Joyce, whose professional background is in social work, says that in preparing for board service alongside her father, she made it clear to him that she would not always vote in lockstep with him.

“There are going to be times when you and I are going to disagree, and we need to get past that,” Joyce told her father.

The father and daughter discuss their disagreements in his office, away from the board table. “We talk about it immediately,” she says. “And I think that is really healthy.”

In certain cases, they find it easier to settle their differences via email. “He hears me a little differently” when they put the issues in writing, Joyce says of her father.

“I will send him an email and say, ‘OK, these are the points.’ And then he’ll send an email [saying], ‘Well, these are my points.’ He and I have this color chart. He’ll do his in red, I’ll do mine in blue, and that’s how we work it out.”

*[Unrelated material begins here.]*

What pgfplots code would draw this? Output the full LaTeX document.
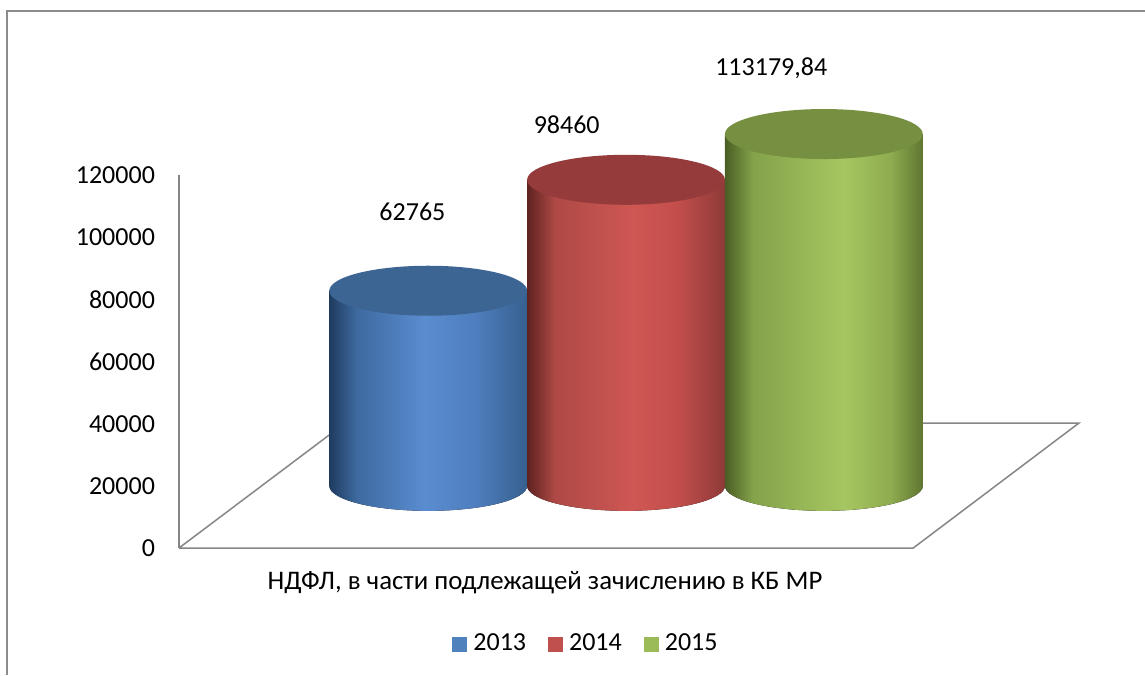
\documentclass[border=0pt]{standalone}
\usepackage{pgfplots}
\pgfplotsset{compat=1.18}
\usepackage{fontspec}
\setmainfont{Carlito}

\definecolor{axgray}{HTML}{868686}
\definecolor{framegray}{HTML}{8C8C8C}
\definecolor{c2013}{HTML}{4F81BD}
\definecolor{c2014}{HTML}{C0504D}
\definecolor{c2015}{HTML}{9BBB59}
% cylinder body colours
\definecolor{bA}{HTML}{1F3B5F}\definecolor{bB}{HTML}{3E6AA0}\definecolor{bC}{HTML}{5A8CD0}\definecolor{bD}{HTML}{4E7EBE}\definecolor{bE}{HTML}{37608F}
\definecolor{rA}{HTML}{5E2220}\definecolor{rB}{HTML}{AE4946}\definecolor{rC}{HTML}{CF5753}\definecolor{rD}{HTML}{C24E4B}\definecolor{rE}{HTML}{8E3A38}
\definecolor{gA}{HTML}{4A5D24}\definecolor{gB}{HTML}{84A24A}\definecolor{gC}{HTML}{A6C661}\definecolor{gD}{HTML}{8EAB4F}\definecolor{gE}{HTML}{5F7631}
\definecolor{tBlue}{HTML}{3C6593}
\definecolor{tRed}{HTML}{953B3B}
\definecolor{tGreen}{HTML}{778F40}

\pgfdeclarehorizontalshading{cylblue}{100bp}{color(0bp)=(bA); color(25bp)=(bA); color(32bp)=(bB); color(49bp)=(bC); color(62bp)=(bD); color(75bp)=(bE); color(100bp)=(bE)}
\pgfdeclarehorizontalshading{cylred}{100bp}{color(0bp)=(rA); color(25bp)=(rA); color(32bp)=(rB); color(52bp)=(rC); color(63bp)=(rD); color(75bp)=(rE); color(100bp)=(rE)}
\pgfdeclarehorizontalshading{cylgreen}{100bp}{color(0bp)=(gA); color(25bp)=(gA); color(32bp)=(gB); color(55bp)=(gC); color(67bp)=(gD); color(75bp)=(gE); color(100bp)=(gE)}

% data values
\def\vA{62765}
\def\vB{98460}
\def\vC{113179.84}

\begin{document}
\begin{tikzpicture}
\useasboundingbox (0,0) rectangle (572.5pt,337.5pt);
\fill[white] (0,0) rectangle (572.5pt,337.5pt);
\draw[framegray, line width=0.7pt] (3.5pt,0) -- (3.5pt,332pt) -- (572.5pt,332pt);

% main axis: value axis and floor
\begin{axis}[
  at={(89.5pt,63.5pt)}, anchor=south west, scale only axis,
  width=450pt, height=186.5pt,
  xmin=-1.26, xmax=3.29, ymin=0, ymax=120000,
  axis x line=none, axis y line*=left,
  y axis line style={draw=axgray, line width=0.75pt, -},
  ytick={0,20000,40000,60000,80000,100000,120000},
  major tick length=0pt,
  scaled y ticks=false,
  /pgf/number format/assume math mode=true,
  yticklabel style={/pgf/number format/fixed, /pgf/number format/1000 sep={}, font=\fontsize{13}{15}\selectfont, xshift=-8.5pt},
  clip=false,
  legend style={at={(0.4511,-0.2574)}, anchor=center, draw=none, fill=none,
    legend columns=-1, font=\fontsize{13}{15}\selectfont,
    /tikz/every odd column/.append style={column sep=3pt},
    /tikz/every even column/.append style={column sep=11pt},
    nodes={inner sep=0pt}},
  legend image code/.code={\fill[#1, draw=none] (0pt,-3.75pt) rectangle (7.5pt,3.75pt);},
]
\addplot[draw=axgray, line width=0.75pt, forget plot] coordinates {(-1.26,0) (2.452,0) (3.29,40215) (-0.42,40215) (-1.26,0)};
\addlegendimage{fill=c2013, draw=none}\addlegendentry{2013}
\addlegendimage{fill=c2014, draw=none}\addlegendentry{2014}
\addlegendimage{fill=c2015, draw=none}\addlegendentry{2015}
\end{axis}

% cylinder axis: same scale, base level 20000 higher
\begin{axis}[
  at={(89.5pt,63.5pt)}, anchor=south west, scale only axis,
  width=450pt, height=186.5pt,
  xmin=-1.26, xmax=3.29, ymin=-20000, ymax=100000,
  hide axis, clip=false,
]
% 2013
\fill[shading=cylblue] (axis cs:0,0) ellipse [x radius=49.45pt, y radius=12.5pt];
\addplot[ybar, bar width=1, bar shift=0pt, draw=none, shading=cylblue] coordinates {(0,\vA)};
\fill[tBlue] (axis cs:0,\vA) ellipse [x radius=49.45pt, y radius=12.5pt];
% 2014
\fill[shading=cylred] (axis cs:1,0) ellipse [x radius=49.45pt, y radius=12.5pt];
\addplot[ybar, bar width=1, bar shift=0pt, draw=none, shading=cylred] coordinates {(1,\vB)};
\fill[tRed] (axis cs:1,\vB) ellipse [x radius=49.45pt, y radius=12.5pt];
% 2015
\fill[shading=cylgreen] (axis cs:2,0) ellipse [x radius=49.45pt, y radius=12.5pt];
\addplot[ybar, bar width=1, bar shift=0pt, draw=none, shading=cylgreen] coordinates {(2,\vC)};
\fill[tGreen] (axis cs:2,\vC) ellipse [x radius=49.45pt, y radius=12.5pt];
% data labels
\node[font=\fontsize{13}{15}\selectfont] at (axis cs:-0.08,88100) {62765};
\node[font=\fontsize{13}{15}\selectfont] at (axis cs:0.70,116090) {98460};
\node[font=\fontsize{13}{15}\selectfont] at (axis cs:1.734,134430) {113179,84};
\end{axis}

\node[font=\fontsize{13.4}{16}\selectfont] at (272.5pt,46pt) {НДФЛ, в части подлежащей зачислению в КБ МР};
\end{tikzpicture}
\end{document}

Duchossois recalls a recent board vote on a potential acquisition. “We’d gone through it, at the board meeting, in executive session, [in] handouts — the whole shebang,” he says.

When the board voted on whether to move forward with the acquisition, Joyce and another young family director voted no. Duchossois realized he had misinterpreted their viewpoints. The board discussed the strategic value of the move and ultimately voted to go ahead.

The independent directors told him that the divided vote was the sign of a healthy family dynamic, he says. “The family has enough self-confidence and trust in each other to disagree. The power of the family board requires that there be independent thinking and challenge, at the right time and in the right way.” Hopefully, he adds, these discussions ultimately lead to consensus.

The family values, he continues, are an important focal point for company executives and the board. “As part of the onboarding for all of our directors and all of our senior officers, we get back to the whole issue of values,” he says. One of those values is trust.

A high-trust environment provides a setting for constructive conflict in the boardroom. “It’s very difficult to have trust if the ownership and the senior executives are [not sharing] what’s on their mind,” Duchossois says. “Let’s get it on the table. You can’t solve the problem if you can’t see the problem. Whether it be in executive session or you call me up after the board meeting is over, please, don’t let something fester.”